▸ Given instruction
Quote word for word the lines below, beginning with the first and ending with the one that has "(pourquoi) at (464,336)". Drop the pictures.
═════ Records for processing
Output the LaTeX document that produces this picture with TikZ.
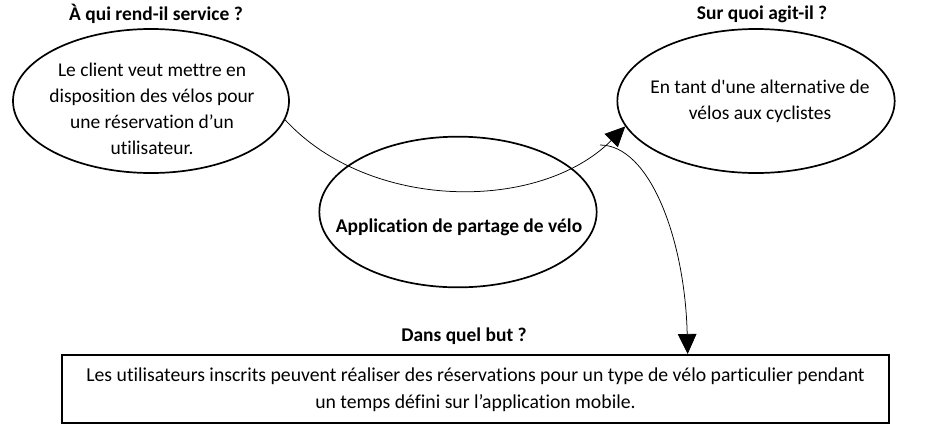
\documentclass[tikz,border=0pt]{standalone}
\usepackage{fontspec}
\setmainfont{Carlito}[Ligatures={TeXOff, NoCommon}]
\usepackage{tikz}
\usetikzlibrary{shapes.geometric, arrows.meta, calc}
\tikzset{
	bulle/.style={draw, ellipse, line width=0.45mm, inner sep=0pt},
	cadre/.style={draw, rectangle, line width=0.55mm, inner sep=0pt},
	texte/.style={align=center, font=\fontsize{14.6}{19.5}\selectfont},
	titre/.style={font=\fontsize{14.6}{17}\selectfont\bfseries},
	fleche/.style={line width=0.2mm, -{Triangle[length=15pt, width=14pt]}}
}

\begin{document}
\begin{tikzpicture}[x=0.75pt, y=-0.75pt]
	\useasboundingbox (0,0) rectangle (937,447);
	
	% les trois questions
	\node[titre] (qui) at (156,14) {À qui rend-il service ?};
	\node[titre] (quoi) at (762,14) {Sur quoi agit-il ?};
	\node[titre] (pourquoi) at (464,336) {Dans quel but ?};
	
	% les bulles
	\node[bulle, minimum width=207pt, minimum height=108pt] (client) at (151,101) {};
	\node[texte] (clienttxt) at (152,109) {Le client veut mettre en\\disposition des vélos pour\\une réservation d’un\\utilisateur.};
	\node[bulle, minimum width=208pt, minimum height=108pt] (cible) at (756,101) {};
	\node[texte] (cibletxt) at (760,101) {En tant d'une alternative de\\vélos aux cyclistes};
	\node[bulle, minimum width=208pt, minimum height=113pt] (appli) at (458,212) {};
	\node[titre] (applitxt) at (459,227) {Application de partage de vélo};
	
	% le but
	\node[cadre, minimum width=620pt, minimum height=51pt] (but) at (475.5,389) {};
	\node[texte, font=\fontsize{14.8}{20}\selectfont] (buttxt) at (475.5,390) {Les utilisateurs inscrits peuvent réaliser des réservations pour un type de vélo particulier pendant\\un temps défini sur l’application mobile.};
	
	% les liens
	\coordinate (depart) at (600,145);
	\draw[fleche] (client.-8) .. controls (370,212) and (540,212) .. (cible.191);
	\draw[fleche] (depart) .. controls (650,145) and (685,240) .. ($(but.north west)!0.756!(but.north east)$);
	
\end{tikzpicture}
\end{document}
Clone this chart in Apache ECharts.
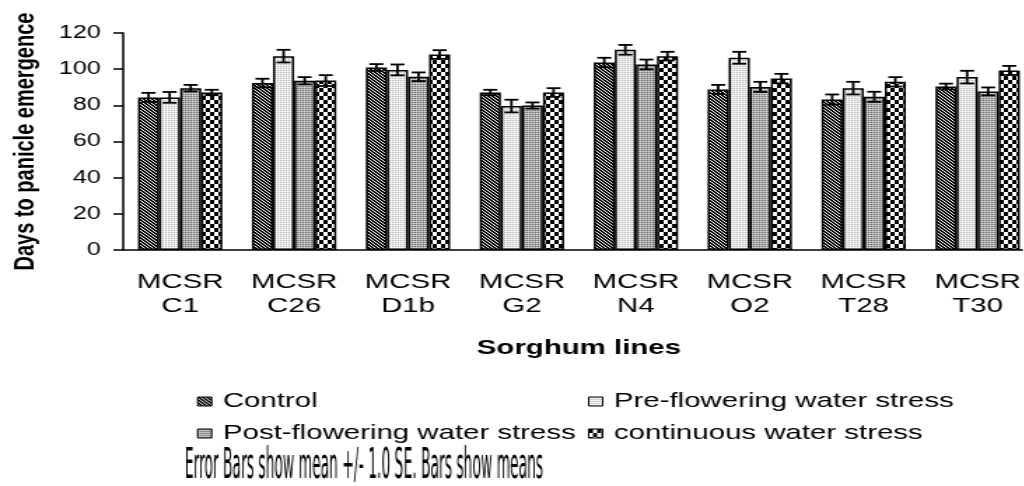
<!DOCTYPE html>
<html>
<head>
<meta charset="utf-8">
<script src="https://cdn.jsdelivr.net/npm/echarts@6/dist/echarts.min.js"></script>
<style>
  * { margin: 0; padding: 0; }
  html, body { width: 1024px; height: 486px; overflow: hidden; background: #fff; }
  /* the original picture is stretched horizontally, so the chart is drawn narrow and widened */
  #main { width: 731.43px; height: 486px; transform: scaleX(1.4); transform-origin: 0 0; }
</style>
</head>
<body>
<div id="main"></div>
<script>
var categories = ['MCSR\nC1', 'MCSR\nC26', 'MCSR\nD1b', 'MCSR\nG2', 'MCSR\nN4', 'MCSR\nO2', 'MCSR\nT28', 'MCSR\nT30']
var seriesNames = ['Control', 'Pre-flowering water stress', 'Post-flowering water stress', 'continuous water stress']
var control = [84.4, 92.3, 100.9, 87.1, 103.7, 88.8, 83.2, 90.4]
var controlSE = [2.5, 2.4, 1.9, 1.5, 2.6, 2.5, 2.8, 1.6]
var pre = [84.4, 107.2, 99.6, 79.6, 110.7, 106.3, 89.5, 95.6]
var preSE = [3.0, 3.5, 3.0, 3.5, 2.7, 3.3, 3.5, 3.5]
var post = [89.5, 93.6, 95.8, 79.9, 102.6, 90.2, 84.7, 87.7]
var postSE = [1.8, 2.0, 2.4, 1.7, 2.7, 2.8, 2.8, 2.2]
var cont = [87.1, 93.7, 108.1, 87.1, 107.2, 94.8, 93.0, 99.3]
var contSE = [1.5, 3.0, 2.4, 2.4, 2.4, 2.6, 2.6, 2.5]
var yTicks = [0, 20, 40, 60, 80, 100, 120]
var footText = 'Error Bars show mean +/- 1.0 SE. Bars show means'

var means = [control, pre, post, cont]
var errors = [controlSE, preSE, postSE, contSE]

// hatch fills, drawn pixel by pixel on small canvases
function tile(w, h, pick) {
  var c = document.createElement('canvas')
  c.width = w
  c.height = h
  var ctx = c.getContext('2d')
  for (var x = 0; x < w; x++) {
    for (var y = 0; y < h; y++) {
      ctx.fillStyle = pick(x, y)
      ctx.fillRect(x, y, 1, 1)
    }
  }
  return c
}
var stripes = tile(3, 3, function (x, y) {
  return (x - y + 3) % 3 < 2 ? '#000' : '#fff'
})
var lightDots = tile(2, 2, function (x, y) {
  return x == 0 && y == 0 ? '#b4b4b4' : '#f2f2f2'
})
var grayDots = tile(2, 2, function (x, y) {
  if (x == 0 && y == 0) return '#6e6e6e'
  if (x == 1 && y == 1) return '#cfcfcf'
  return '#b4b4b4'
})
var checker = tile(6, 8, function (x, y) {
  return (Math.floor(x / 3) + Math.floor(y / 4)) % 2 == 0 ? '#000' : '#fff'
})
var fills = [stripes, lightDots, grayDots, checker]

var catGap = 0.26
var font = 'Liberation Sans'

var chart = echarts.init(document.getElementById('main'), null, { renderer: 'canvas' })

var series = []
seriesNames.forEach(function (name, i) {
  series.push({
    name: name,
    type: 'bar',
    data: means[i],
    barGap: 0,
    barCategoryGap: catGap * 100 + '%',
    itemStyle: {
      color: { image: fills[i], repeat: 'repeat' },
      borderColor: '#000',
      borderWidth: 1.5,
    },
  })
})
seriesNames.forEach(function (name, i) {
  series.push({
    type: 'custom',
    name: name + ' SE',
    z: 5,
    data: means[i].map(function (v, j) {
      return [j, v, errors[i][j]]
    }),
    renderItem: function (params, api) {
      var idx = api.value(0)
      var v = api.value(1)
      var se = api.value(2)
      var cw = api.size([1, 0])[0]
      var bw = (cw * (1 - catGap)) / 4
      var cx = api.coord([idx, 0])[0] + (i - 1.5) * bw
      var yTop = api.coord([idx, v + se])[1]
      var yBot = api.coord([idx, v - se])[1]
      var hw = 5
      var st = { stroke: '#000', lineWidth: 1.8 }
      return {
        type: 'group',
        children: [
          { type: 'line', shape: { x1: cx, y1: yTop, x2: cx, y2: yBot }, style: st },
          { type: 'line', shape: { x1: cx - hw, y1: yTop, x2: cx + hw, y2: yTop }, style: st },
          { type: 'line', shape: { x1: cx - hw, y1: yBot, x2: cx + hw, y2: yBot }, style: st },
        ],
      }
    },
  })
})

// legend in two columns, two rows
var legendPos = [
  [140.7, 391],
  [420, 391],
  [140.7, 423],
  [420, 423],
]
var legends = seriesNames.map(function (name, i) {
  return {
    data: [name],
    left: legendPos[i][0],
    top: legendPos[i][1],
    padding: 0,
    icon: 'rect',
    itemWidth: 10,
    itemHeight: 9,
    selectedMode: false,
    itemStyle: { borderWidth: 1, borderColor: '#000' },
    textStyle: { fontFamily: font, fontSize: 21, color: '#000', padding: [0, 0, 0, 3] },
  }
})

// footer is set in a narrow font
var footFont = '42px "Liberation Sans Narrow", "DejaVu Sans Condensed"'
var mctx = document.createElement('canvas').getContext('2d')
mctx.font = footFont
var footScale = 256 / mctx.measureText(footText).width

var option = {
  animation: false,
  backgroundColor: '#fff',
  grid: { left: 88, right: -8, top: 33, bottom: 236, containLabel: false, outerBoundsMode: 'none' },
  legend: legends,
  xAxis: {
    type: 'category',
    data: categories,
    name: 'Sorghum lines',
    nameLocation: 'middle',
    nameGap: 88,
    nameTextStyle: { fontFamily: font, fontSize: 21, fontWeight: 'bold', color: '#000' },
    axisLine: { lineStyle: { color: '#000', width: 1.5 } },
    axisTick: { length: 7, lineStyle: { color: '#000', width: 1.5 } },
    axisLabel: { fontFamily: font, fontSize: 21, lineHeight: 24, color: '#000', margin: 20, interval: 0 },
  },
  yAxis: {
    type: 'value',
    min: yTicks[0],
    max: yTicks[yTicks.length - 1],
    interval: 20,
    name: 'Days to panicle emergence',
    nameLocation: 'middle',
    nameGap: 60,
    nameTextStyle: { fontFamily: font, fontSize: 20, fontWeight: 'bold', color: '#000' },
    axisLine: { show: true, lineStyle: { color: '#000', width: 1.5 } },
    axisTick: { show: true, length: 7, lineStyle: { color: '#000', width: 1.5 } },
    axisLabel: { fontFamily: font, fontSize: 18, color: '#000', margin: 16 },
    splitLine: { show: false },
  },
  graphic: [
    {
      type: 'text',
      x: 132,
      y: 467,
      scaleX: footScale,
      style: {
        text: footText,
        font: footFont,
        fill: '#000',
        verticalAlign: 'middle',
      },
    },
  ],
  series: series,
}
chart.setOption(option)
</script>
</body>
</html>
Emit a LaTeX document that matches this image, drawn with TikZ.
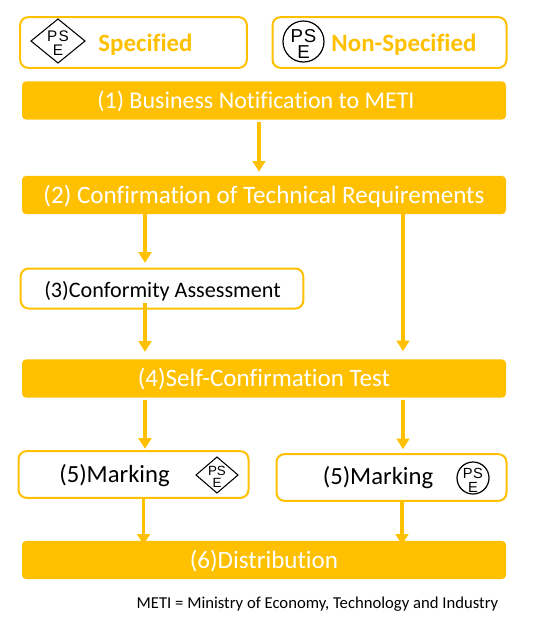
══════════
▸ Exercise result
Output the LaTeX document that produces this picture with TikZ.
\documentclass[tikz,border=0pt]{standalone}
\usepackage{fontspec}
\setmainfont{Carlito}[Ligatures={TeXOff, NoCommon}]
\usepackage{tikz}
\usetikzlibrary{shapes.geometric, arrows.meta, calc}
\tikzset{
	bulle/.style={draw, ellipse, line width=0.45mm, inner sep=0pt},
	cadre/.style={draw, rectangle, line width=0.55mm, inner sep=0pt},
	texte/.style={align=center, font=\fontsize{14.6}{19.5}\selectfont},
	titre/.style={font=\fontsize{14.6}{17}\selectfont\bfseries},
	fleche/.style={line width=0.2mm, -{Triangle[length=15pt, width=14pt]}}
}

\begin{document}
\begin{tikzpicture}[x=0.75pt, y=-0.75pt]
	\useasboundingbox (0,0) rectangle (937,447);
	
	% les trois questions
	\node[titre] (qui) at (156,14) {À qui rend-il service ?};
	\node[titre] (quoi) at (762,14) {Sur quoi agit-il ?};
	\node[titre] (pourquoi) at (464,336) {Dans quel but ?};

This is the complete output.